Une remise en cause de la neutralité du web
"Xavier Niel semble (…) basculer sur le mode de fonctionnement d'Apple, en circuit fermé, où c'est lui et lui seul qui aura accès à l'internaute et à ses coordonnées bancaires, le seul à pouvoir le faire payer. (…) Pour moi, ça va bien au-delà d'une simple affaire de différend commercial avec Google, qui n'est que le paravent, le prétexte qui permettra de revenir en arrière si jamais un vent de refus se lève", poursuit le blogueur Autheuil.
"Free ne respecte pas le principe de base de la neutralité du net, à savoir traiter indifféremment les données, quelles que soient leur nature ou leur origine. (…) Free choisit donc la nature des fichiers qu’il veut transmettre (ou non) à ses abonnés. Et c'est cela qui pose problème", estime pour sa part le blog du Modérateur.
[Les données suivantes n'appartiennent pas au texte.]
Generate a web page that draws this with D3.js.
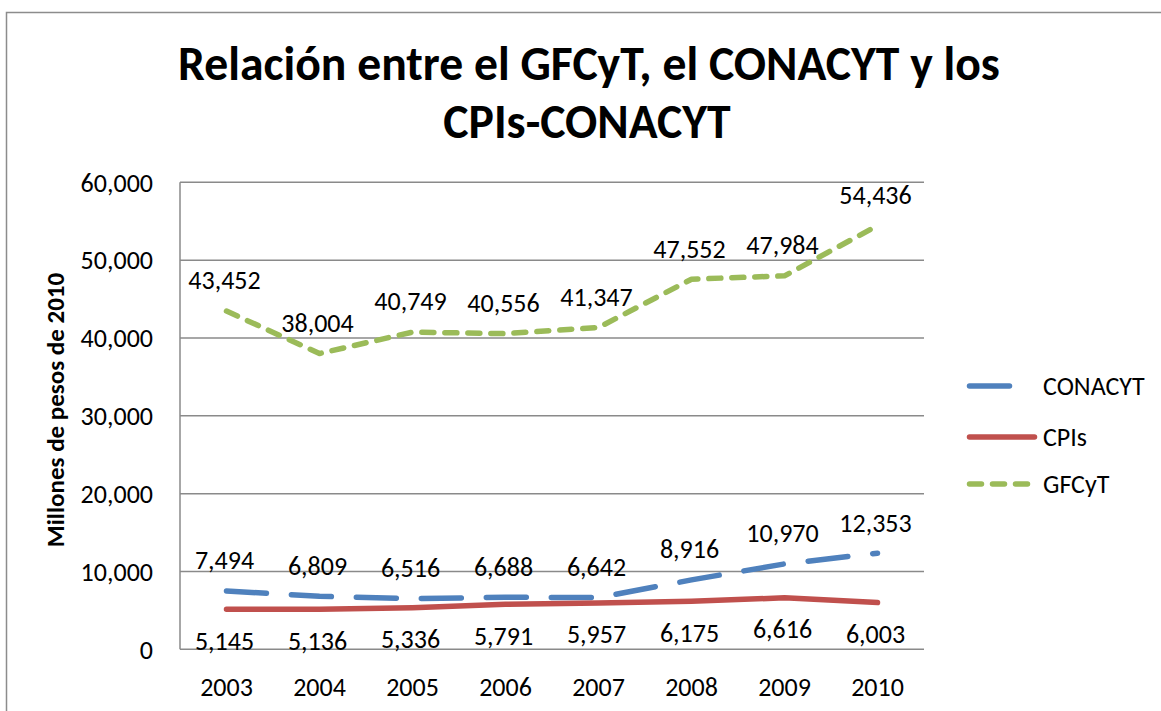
<!DOCTYPE html>
<html>
<head>
<meta charset="utf-8">
<script src="https://cdn.jsdelivr.net/npm/d3@7"></script>
<style>
  html, body { margin: 0; padding: 0; background: #fff; }
  svg { display: block; }
  text { font-family: Carlito, Lato, "Open Sans", sans-serif; fill: #000; }
</style>
</head>
<body>
<script>
// ---- data ----
const years = ["2003", "2004", "2005", "2006", "2007", "2008", "2009", "2010"];
const conacyt = [7494, 6809, 6516, 6688, 6642, 8916, 10970, 12353];
const cpis = [5145, 5136, 5336, 5791, 5957, 6175, 6616, 6003];
const gfcyt = [43452, 38004, 40749, 40556, 41347, 47552, 47984, 54436];
const yTicks = [0, 10000, 20000, 30000, 40000, 50000, 60000];
const titleLines = ["Relación entre el GFCyT, el CONACYT y los", "CPIs-CONACYT"];
const yTitle = "Millones de pesos de 2010";
const seriesNames = ["CONACYT", "CPIs", "GFCyT"];

const W = 1161, H = 711;
const svg = d3.select("body").append("svg").attr("width", W).attr("height", H);

// outer chart border
svg.append("rect").attr("x", 6.5).attr("y", 12.5).attr("width", 1300).attr("height", 900)
  .attr("fill", "none").attr("stroke", "#8c8c8c").attr("stroke-width", 1.5);

const plot = { left: 180, right: 924, top: 182.3, bottom: 649.3 };
const x = d3.scaleBand().domain(years).range([plot.left, plot.right]);
const y = d3.scaleLinear().domain([0, 60000]).range([plot.bottom, plot.top]);
const cx = d => x(d) + x.bandwidth() / 2;

const FS = 26;

// gridlines
svg.append("g").selectAll("line").data(yTicks).join("line")
  .attr("x1", plot.left).attr("x2", plot.right)
  .attr("y1", d => y(d)).attr("y2", d => y(d))
  .attr("stroke", "#8a8a8a").attr("stroke-width", 1.5);
// left axis line
svg.append("line").attr("x1", plot.left).attr("x2", plot.left)
  .attr("y1", plot.top).attr("y2", plot.bottom)
  .attr("stroke", "#8a8a8a").attr("stroke-width", 1.5);

// y tick labels
const fmt = d3.format(",");
svg.append("g").selectAll("text").data(yTicks).join("text")
  .attr("x", 153).attr("y", d => y(d)).attr("dy", "0.36em")
  .attr("text-anchor", "end").attr("font-size", FS)
  .text(d => fmt(d));

// x labels
svg.append("g").selectAll("text").data(years).join("text")
  .attr("x", d => cx(d)).attr("y", 696).attr("text-anchor", "middle")
  .attr("font-size", FS).text(d => d);

// title
const tt = svg.append("g").attr("font-weight", "bold");
tt.append("text").attr("x", 589).attr("y", 80).attr("text-anchor", "middle")
  .attr("font-size", 40).text(titleLines[0]);
tt.append("text").attr("x", 587).attr("y", 138).attr("text-anchor", "middle")
  .attr("font-size", 40).text(titleLines[1]);
// fit title width to 822 px
(function () {
  const t0 = tt.select("text").node();
  const w = t0.getComputedTextLength();
  const fs = 40 * 822 / w;
  tt.selectAll("text").attr("font-size", fs);
})();

// y axis title
svg.append("text").attr("transform", "translate(64,410) rotate(-90)")
  .attr("text-anchor", "middle").attr("font-weight", "bold").attr("font-size", 25)
  .text(yTitle);

// series
const series = [
  { name: seriesNames[0], values: conacyt, color: "#4F81BD", dash: "40,25", labelDy: -31 },
  { name: seriesNames[1], values: cpis, color: "#C0504D", dash: null, labelDy: 31 },
  { name: seriesNames[2], values: gfcyt, color: "#9BBB59", dash: "12,11", labelDy: -31 }
];

const line = d3.line().x((d, i) => cx(years[i])).y(d => y(d));

series.forEach(s => {
  svg.append("path").datum(s.values).attr("d", line)
    .attr("fill", "none").attr("stroke", s.color).attr("stroke-width", 5.5)
    .attr("stroke-linecap", "round").attr("stroke-linejoin", "round")
    .attr("stroke-dasharray", s.dash);
  svg.append("g").selectAll("text").data(s.values).join("text")
    .attr("x", (d, i) => cx(years[i]) - 2).attr("y", d => y(d) + s.labelDy)
    .attr("dy", "0.36em").attr("text-anchor", "middle").attr("font-size", FS)
    .text(d => fmt(d));
});

// legend
const legY = [386, 437, 484];
const leg = svg.append("g");
series.forEach((s, i) => {
  leg.append("line").attr("x1", 969.5).attr("x2", 1034.5).attr("y1", legY[i]).attr("y2", legY[i])
    .attr("stroke", s.color).attr("stroke-width", 5.5).attr("stroke-linecap", "round")
    .attr("stroke-dasharray", s.dash);
  leg.append("text").attr("x", 1043).attr("y", legY[i]).attr("dy", "0.36em")
    .attr("font-size", FS).text(s.name);
});
</script>
</body>
</html>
Pour Numerama, cela ne doit pas rester un problème, mais au contraire, constituer une opportunité. "La décision de Free montre à quel point la nécessité d'une régulation stricte des fournisseurs d'accès est primordiale, pour faire respecter la neutralité du réseau et rejeter toute intrusion du FAI dans le contenu affiché. En cela, Free rend un grand service à Internet, à condition que les pouvoirs publics prennent toute l'ampleur du problème", estime le site. Justement, la ministre déléguée à l'Economie numérique, Fleur Pellerin, a réagi sur son compte Twitter jeudi soir.
Peu fan de la pub intrusive, mais favorable à une solution du type no opt out par défaut. A discuter avec les éditeurs et Free #FreeAdGate
— Fleur Pellerin (@fleurpellerin) January 3, 2013
Fleur Pellerin a également annoncé qu'elle recevrait le plus tôt possible les éditeurs et Free pour rechercher une solution. Selon son entourage, la rencontre doit avoir lieu lundi.